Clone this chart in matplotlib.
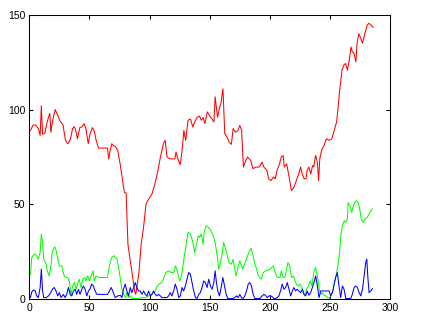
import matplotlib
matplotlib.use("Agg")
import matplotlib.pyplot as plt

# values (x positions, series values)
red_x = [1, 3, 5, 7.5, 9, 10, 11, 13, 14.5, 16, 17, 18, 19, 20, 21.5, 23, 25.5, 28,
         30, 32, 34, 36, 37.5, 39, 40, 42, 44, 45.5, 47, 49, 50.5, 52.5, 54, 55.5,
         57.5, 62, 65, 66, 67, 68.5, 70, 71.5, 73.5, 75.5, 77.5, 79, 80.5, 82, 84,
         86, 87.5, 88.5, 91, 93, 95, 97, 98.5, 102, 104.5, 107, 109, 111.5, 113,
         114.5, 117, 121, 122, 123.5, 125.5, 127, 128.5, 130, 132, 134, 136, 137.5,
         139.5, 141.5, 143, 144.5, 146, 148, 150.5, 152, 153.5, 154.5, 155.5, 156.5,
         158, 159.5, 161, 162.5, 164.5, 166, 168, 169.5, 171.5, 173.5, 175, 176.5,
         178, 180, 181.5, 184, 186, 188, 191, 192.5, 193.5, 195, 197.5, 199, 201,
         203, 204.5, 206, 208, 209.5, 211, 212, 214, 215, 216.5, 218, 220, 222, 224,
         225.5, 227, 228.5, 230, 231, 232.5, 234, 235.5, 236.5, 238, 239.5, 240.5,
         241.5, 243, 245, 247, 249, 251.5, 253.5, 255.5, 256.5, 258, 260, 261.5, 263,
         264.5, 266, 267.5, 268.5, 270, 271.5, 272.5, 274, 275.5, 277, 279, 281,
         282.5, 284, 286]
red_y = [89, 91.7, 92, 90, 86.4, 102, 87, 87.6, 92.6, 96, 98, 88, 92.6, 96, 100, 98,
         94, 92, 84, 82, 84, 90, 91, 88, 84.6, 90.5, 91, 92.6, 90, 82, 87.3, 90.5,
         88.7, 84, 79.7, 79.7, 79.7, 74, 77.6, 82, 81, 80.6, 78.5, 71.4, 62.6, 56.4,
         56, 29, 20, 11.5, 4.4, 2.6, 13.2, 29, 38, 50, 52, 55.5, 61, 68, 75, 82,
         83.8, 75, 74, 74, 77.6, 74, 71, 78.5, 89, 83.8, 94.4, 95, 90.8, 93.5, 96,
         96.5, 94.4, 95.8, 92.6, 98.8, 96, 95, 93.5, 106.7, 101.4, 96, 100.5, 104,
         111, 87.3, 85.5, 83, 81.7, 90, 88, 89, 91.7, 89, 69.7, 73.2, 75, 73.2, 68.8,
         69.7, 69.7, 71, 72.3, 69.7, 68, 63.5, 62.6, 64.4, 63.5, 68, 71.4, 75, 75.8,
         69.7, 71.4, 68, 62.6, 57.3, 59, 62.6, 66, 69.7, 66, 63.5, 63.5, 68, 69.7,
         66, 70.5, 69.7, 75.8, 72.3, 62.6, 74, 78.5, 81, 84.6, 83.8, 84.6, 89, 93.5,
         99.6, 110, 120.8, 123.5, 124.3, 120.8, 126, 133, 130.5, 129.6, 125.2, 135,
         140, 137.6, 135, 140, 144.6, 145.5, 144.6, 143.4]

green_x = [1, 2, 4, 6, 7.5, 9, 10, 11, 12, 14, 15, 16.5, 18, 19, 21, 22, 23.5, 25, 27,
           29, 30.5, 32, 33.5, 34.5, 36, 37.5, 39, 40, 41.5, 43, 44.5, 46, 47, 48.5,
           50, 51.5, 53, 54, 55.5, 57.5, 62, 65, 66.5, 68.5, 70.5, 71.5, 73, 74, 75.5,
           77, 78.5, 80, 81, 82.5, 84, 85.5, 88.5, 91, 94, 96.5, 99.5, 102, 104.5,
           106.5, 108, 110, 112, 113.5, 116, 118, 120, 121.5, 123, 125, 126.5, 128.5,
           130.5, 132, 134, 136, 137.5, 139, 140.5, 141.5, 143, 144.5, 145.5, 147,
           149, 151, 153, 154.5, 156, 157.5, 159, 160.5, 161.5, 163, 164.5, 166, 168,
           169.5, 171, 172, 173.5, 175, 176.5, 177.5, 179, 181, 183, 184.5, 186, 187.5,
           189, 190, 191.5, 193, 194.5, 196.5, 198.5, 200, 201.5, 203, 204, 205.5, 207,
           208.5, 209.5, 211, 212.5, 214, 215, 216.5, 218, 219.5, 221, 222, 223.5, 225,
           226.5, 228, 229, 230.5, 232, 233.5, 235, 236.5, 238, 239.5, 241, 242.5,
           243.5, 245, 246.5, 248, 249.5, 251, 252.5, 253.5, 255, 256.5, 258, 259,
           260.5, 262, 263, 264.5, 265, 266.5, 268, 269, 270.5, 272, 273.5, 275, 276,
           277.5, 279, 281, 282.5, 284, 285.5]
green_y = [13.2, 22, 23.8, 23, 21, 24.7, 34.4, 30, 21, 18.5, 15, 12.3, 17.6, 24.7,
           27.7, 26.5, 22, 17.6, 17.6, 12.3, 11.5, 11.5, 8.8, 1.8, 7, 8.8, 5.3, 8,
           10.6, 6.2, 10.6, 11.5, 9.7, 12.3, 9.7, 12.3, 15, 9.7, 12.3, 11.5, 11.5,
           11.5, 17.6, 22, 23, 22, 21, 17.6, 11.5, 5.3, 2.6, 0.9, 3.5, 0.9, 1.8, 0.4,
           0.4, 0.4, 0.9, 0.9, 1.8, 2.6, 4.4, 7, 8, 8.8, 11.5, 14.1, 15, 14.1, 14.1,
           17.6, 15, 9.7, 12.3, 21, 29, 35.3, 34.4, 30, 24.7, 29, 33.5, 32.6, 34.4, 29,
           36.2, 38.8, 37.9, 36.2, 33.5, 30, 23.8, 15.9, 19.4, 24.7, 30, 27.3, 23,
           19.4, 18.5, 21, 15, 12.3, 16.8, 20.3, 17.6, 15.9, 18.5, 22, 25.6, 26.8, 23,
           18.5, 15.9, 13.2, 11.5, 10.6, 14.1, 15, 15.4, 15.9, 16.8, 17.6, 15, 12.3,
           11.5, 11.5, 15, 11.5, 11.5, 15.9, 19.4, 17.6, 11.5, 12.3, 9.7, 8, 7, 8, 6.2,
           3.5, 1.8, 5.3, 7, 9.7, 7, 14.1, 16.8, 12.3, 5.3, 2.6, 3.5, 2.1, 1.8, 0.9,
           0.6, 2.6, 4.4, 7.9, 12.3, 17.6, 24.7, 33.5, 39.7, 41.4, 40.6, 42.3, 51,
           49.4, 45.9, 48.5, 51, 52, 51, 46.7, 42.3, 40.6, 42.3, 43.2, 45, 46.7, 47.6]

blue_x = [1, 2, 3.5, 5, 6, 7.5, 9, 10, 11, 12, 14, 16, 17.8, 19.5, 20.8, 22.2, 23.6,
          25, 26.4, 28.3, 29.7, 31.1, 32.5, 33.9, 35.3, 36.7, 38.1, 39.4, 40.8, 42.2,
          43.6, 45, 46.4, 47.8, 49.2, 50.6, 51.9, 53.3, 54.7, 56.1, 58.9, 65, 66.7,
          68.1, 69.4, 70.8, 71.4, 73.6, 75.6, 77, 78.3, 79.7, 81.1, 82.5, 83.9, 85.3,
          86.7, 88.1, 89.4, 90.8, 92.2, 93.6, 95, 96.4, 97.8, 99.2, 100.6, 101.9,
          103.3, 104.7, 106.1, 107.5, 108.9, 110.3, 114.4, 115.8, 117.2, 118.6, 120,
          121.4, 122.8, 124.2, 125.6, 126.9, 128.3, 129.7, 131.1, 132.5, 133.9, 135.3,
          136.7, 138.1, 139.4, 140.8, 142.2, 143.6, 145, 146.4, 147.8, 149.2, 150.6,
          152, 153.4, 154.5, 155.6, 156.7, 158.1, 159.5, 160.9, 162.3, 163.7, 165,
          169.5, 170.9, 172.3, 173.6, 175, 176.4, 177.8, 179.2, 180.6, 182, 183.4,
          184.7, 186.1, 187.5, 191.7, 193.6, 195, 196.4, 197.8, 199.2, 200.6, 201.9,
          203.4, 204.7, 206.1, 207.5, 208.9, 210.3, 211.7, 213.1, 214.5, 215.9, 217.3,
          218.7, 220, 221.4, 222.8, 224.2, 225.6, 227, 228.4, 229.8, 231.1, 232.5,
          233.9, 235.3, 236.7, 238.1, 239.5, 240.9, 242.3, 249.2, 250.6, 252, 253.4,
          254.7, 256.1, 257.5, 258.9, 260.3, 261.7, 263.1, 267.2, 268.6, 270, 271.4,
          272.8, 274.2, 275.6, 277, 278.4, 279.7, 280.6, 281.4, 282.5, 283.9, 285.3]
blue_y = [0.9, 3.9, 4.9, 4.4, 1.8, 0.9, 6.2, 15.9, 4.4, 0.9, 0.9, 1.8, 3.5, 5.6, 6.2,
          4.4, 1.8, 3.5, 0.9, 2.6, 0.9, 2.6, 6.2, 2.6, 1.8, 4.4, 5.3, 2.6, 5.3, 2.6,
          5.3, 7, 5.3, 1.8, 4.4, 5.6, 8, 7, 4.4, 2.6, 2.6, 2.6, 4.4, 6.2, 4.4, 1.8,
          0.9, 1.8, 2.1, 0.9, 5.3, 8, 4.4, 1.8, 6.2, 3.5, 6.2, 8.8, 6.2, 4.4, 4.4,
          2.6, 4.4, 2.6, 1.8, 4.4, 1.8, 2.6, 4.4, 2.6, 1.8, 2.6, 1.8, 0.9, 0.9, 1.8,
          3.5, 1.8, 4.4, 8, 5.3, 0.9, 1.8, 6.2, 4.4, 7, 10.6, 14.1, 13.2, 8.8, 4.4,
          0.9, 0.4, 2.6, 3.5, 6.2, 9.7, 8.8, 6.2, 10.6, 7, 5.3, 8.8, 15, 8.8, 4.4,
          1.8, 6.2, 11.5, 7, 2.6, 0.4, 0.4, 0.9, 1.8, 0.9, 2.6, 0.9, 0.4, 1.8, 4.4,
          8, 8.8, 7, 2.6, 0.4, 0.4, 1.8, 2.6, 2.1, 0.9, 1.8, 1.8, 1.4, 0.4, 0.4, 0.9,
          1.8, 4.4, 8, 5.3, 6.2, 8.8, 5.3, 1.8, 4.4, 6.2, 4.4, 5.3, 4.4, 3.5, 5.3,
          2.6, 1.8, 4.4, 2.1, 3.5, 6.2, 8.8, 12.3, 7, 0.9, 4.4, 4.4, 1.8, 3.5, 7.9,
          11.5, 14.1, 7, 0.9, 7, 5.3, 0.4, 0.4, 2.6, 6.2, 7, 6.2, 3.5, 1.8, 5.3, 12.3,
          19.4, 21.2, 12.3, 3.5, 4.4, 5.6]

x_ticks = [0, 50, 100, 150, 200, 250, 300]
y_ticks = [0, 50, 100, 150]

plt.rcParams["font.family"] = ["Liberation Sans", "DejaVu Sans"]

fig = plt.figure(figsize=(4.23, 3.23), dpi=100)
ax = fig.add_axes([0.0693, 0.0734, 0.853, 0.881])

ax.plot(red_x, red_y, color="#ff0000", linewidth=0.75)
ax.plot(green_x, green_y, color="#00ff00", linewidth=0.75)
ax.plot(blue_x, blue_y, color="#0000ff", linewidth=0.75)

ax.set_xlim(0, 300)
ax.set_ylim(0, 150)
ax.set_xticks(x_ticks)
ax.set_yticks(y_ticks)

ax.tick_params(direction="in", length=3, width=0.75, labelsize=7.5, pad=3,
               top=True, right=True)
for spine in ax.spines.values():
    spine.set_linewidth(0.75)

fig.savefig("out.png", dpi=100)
================================
Set exercise:
Exactly reproduce the run of lines from the start of the listing through the line with "import matplotlib.pyplot as plt", inclusive; pictures are not copied.

Solution to this problem:
Clone this chart in matplotlib.
import matplotlib
matplotlib.use("Agg")
import matplotlib.pyplot as plt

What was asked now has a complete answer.